Retrato do artista chinês Ai Weiwei, cuja mostra "Interlacing" pode ser vista no MIS de São Paulo até 14 de abril. |
Está em cartaz no Museu
da Imagem e do Som de São Paulo (MIS) a exposição de nome
"Interlacing", organizada como retrospectiva cronológica da obra do
artista multi-mídia chinês, Ai Weiwei, sobretudo no que diz respeito aos seus
trabalhos em fotografia e vídeo (quem for à exibição esperando encontrar os
trabalhos mais recentes de Ai, como esculturas e grandes instalações, pode se
decepcionar; o que veio ao MIS é, de certa forma, uma exposição didática sobre
o artista, calcada na sua trajetória de artista militante).
Porque, do primeiro andar em diante, o que vemos é o Ai Weiwei militante e engajado, depois de seu retorno à China na década de 90. A partir de então, Ai envereda pela multiplicidade de plataformas, além da fotografia, documentários, vídeo e instalações. Ele se torna blogueiro e twitteiro, postando de maneira hemorrágica não apenas fotos mas posts de teor crítico em relação à falta de liberdade de expressão em seu país. Daí, em 2011, a censura sofrida pelo artista a mando do Partido Comunista Chinês.
É interessante lermos no texto da curadoria a relação feita entre o trabalho de Ai e uma certa influência dos ready-mades de Marcel Duschamps. Não vejo essa conexão. Ai estaria muito mais para uma influência de Joseph Beuys do que para a arte conceitual do francês Duschamps. Afinal, Beuys trabalhava com a militância, com o despertar do senso crítico do espectador, com a defesa de utopias. Entretanto, mesmo em relação a Beuys, Ai apresenta muitas diferenças: seu trabalho é normativo, diferente daquele produzido pelo artista alemão; ele denuncia, e ele se vale dessa denuncia para se incluir como personagem. Ai não filtra imagens captadas. Ele as vomita, sem peneira, para o público
Enxergo essa atitude com certa desconfiança. Pois, mais do que um artista cuja obra se fortalece na comunicação com o espectador, Ai Weiwei é um sintoma dos dias hoje. De certo modo, vítima e presa de seus próprios instrumentos.

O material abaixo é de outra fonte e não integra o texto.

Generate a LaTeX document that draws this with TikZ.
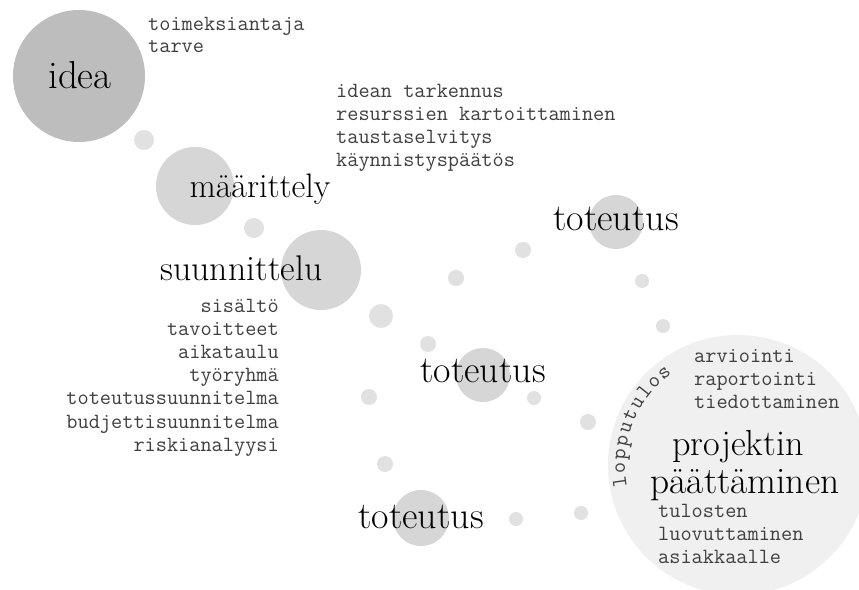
\documentclass[tikz,border=0pt]{standalone}
\usepackage{fontspec}
\definecolor{ideagray}{HTML}{BDBDBD}
\definecolor{midgray}{HTML}{D6D6D6}
\definecolor{dotgray}{HTML}{E1E1E1}
\definecolor{endgray}{HTML}{F0F0F0}
\definecolor{monogray}{HTML}{3F3F3F}
\begin{document}
\begin{tikzpicture}[x=1pt,y=-1pt,
  bubble/.style={circle, fill=dotgray, draw=none, inner sep=0pt, minimum size=#1},
  biglabel/.style={font=\fontsize{36}{36}\selectfont, anchor=base, inner sep=0pt, text=black},
  monoline/.style={font=\ttfamily\fontsize{21.7}{22}\selectfont, text=monogray, inner sep=0pt}]
\useasboundingbox (0,0) rectangle (859,589);
\fill[white] (0,0) rectangle (859,589);

% final big circle
\node[bubble=260pt, fill=endgray] (fin) at (738,465) {};

% phase circles
\node[bubble=132pt, fill=ideagray] (cidea) at (79,76) {};
\node[bubble=78pt, fill=midgray] (cmaar) at (195,186) {};
\node[bubble=80pt, fill=midgray] (csuun) at (321,270) {};
\node[bubble=54pt, fill=midgray] (ctot1) at (616,222) {};
\node[bubble=54pt, fill=midgray] (ctot2) at (483,375) {};
\node[bubble=56pt, fill=midgray] (ctot3) at (421,518) {};

% small dots
\node[bubble=20pt] (d1) at (144,140) {};
\node[bubble=20pt] (d2) at (254,228) {};
\node[bubble=24pt] (d3) at (381,316) {};
\node[bubble=16pt] (d4) at (456,278) {};
\node[bubble=16pt] (d5) at (523,250) {};
\node[bubble=14pt] (d6) at (642,281) {};
\node[bubble=14pt] (d7) at (663,326) {};
\node[bubble=16pt] (d8) at (428,344) {};
\node[bubble=14pt] (d9) at (534,398) {};
\node[bubble=16pt] (d10) at (588,422) {};
\node[bubble=16pt] (d11) at (369,397) {};
\node[bubble=16pt] (d12) at (385,464) {};
\node[bubble=14pt] (d13) at (516,519) {};
\node[bubble=14pt] (d14) at (581,513) {};

% big labels
\node[biglabel, font=\fontsize{39}{39}\selectfont] (tidea) at (80,88) {idea};
\node[biglabel, font=\fontsize{34}{34}\selectfont] (tmaar) at (260,197) {määrittely};
\node[biglabel, font=\fontsize{35.7}{36}\selectfont] (tsuun) at (241.5,280) {suunnittelu};
\node[biglabel, font=\fontsize{37.9}{38}\selectfont] (ttot1) at (616,230) {toteutus};
\node[biglabel, font=\fontsize{37.9}{38}\selectfont] (ttot2) at (483,382) {toteutus};
\node[biglabel, font=\fontsize{37.9}{38}\selectfont] (ttot3) at (421,528) {toteutus};
\node[biglabel, font=\fontsize{36.2}{36}\selectfont] (tproj) at (738,455) {projektin};
\node[biglabel, font=\fontsize{37.4}{37}\selectfont] (tpaat) at (745,493) {päättäminen};

% mono lists
\foreach \t [count=\i] in {toimeksiantaja, tarve}
  \node[monoline, anchor=base west] (a\i) at (148,{30+22*(\i-1)}) {\t};
\foreach \t [count=\i] in {idean tarkennus, resurssien kartoittaminen, taustaselvitys, käynnistyspäätös}
  \node[monoline, anchor=base west] (b\i) at (336,{97+23*(\i-1)}) {\t};
\foreach \t [count=\i] in {sisältö, tavoitteet, aikataulu, työryhmä, toteutussuunnitelma, budjettisuunnitelma, riskianalyysi}
  \node[monoline, anchor=base east] (c\i) at (279,{312+23.2*(\i-1)}) {\t};
\foreach \t [count=\i] in {arviointi, raportointi, tiedottaminen}
  \node[monoline, anchor=base west] (e\i) at (694,{362+23*(\i-1)}) {\t};
\foreach \t [count=\i] in {tulosten, luovuttaminen, asiakkaalle}
  \node[monoline, anchor=base west] (f\i) at (658,{517+23*(\i-1)}) {\t};

% curved label "lopputulos", one letter per step along the big circle
\foreach \ch [count=\k] in {l,o,p,p,u,t,u,l,o,s}
  \node[monoline, anchor=base, rotate={98-6.6*(\k-1)}] (lp\k)
    at ([shift={({-188+6.6*(\k-1)}:113)}]fin.center) {\ch};
\end{tikzpicture}
\end{document}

O excesso de informação, o jorro de imagens, a denúncia das grandes catástrofes e da corrupção política na China. Mas, no meio desse lamaçal todo, onde está sua poética? Sua trajetória dentro de determinadas preocupações no diálogo que todo artista tem entre forma e conteúdo?
Muito provavelmente as respostas são as que encontramos na exposição do MIS: a obra de Ai Weiwei é um tipo de orquestração desse grande espetáculo de banalização de imagens e fatos em que nossa era se transformou. Um sintoma de distopia, não uma busca de utopia. Nem de algum tipo de lirismo ou proposta poética dialética. Soma-se a isso, a aura de artista censurado pelo estado chinês, e temos um personagem digno da "sociedade do espetáculo" na concepção do pensador francês Guy Debord. Pois o que Ai Weiwei pretende denunciar é justo aquilo que dá liga e amalgama sua arte, e, de certa forma, a esvazia espiritualmente, rouba sua alma.
De qualquer forma, a exposição vale ser vista. Para que treinemos nosso olhar num mundo repleto de artifícios e artificialismos. Para identificarmos, para cada um de nós, onde ficam as fronteiras.
PS: Fiz questão de não postar mais imagens, porque a obra de Ai Weiwei é calcada no looping de centenas de milhares de imagens. Optei, então, por valorizar o texto escrito, as minhas reflexões (por isso, não deixem de ir ao MIS, para que vocês possam, depois de ver a mostra, opinar, discutir, refutar e, assim, agregar elementos aos pontos de vista aqui expressos).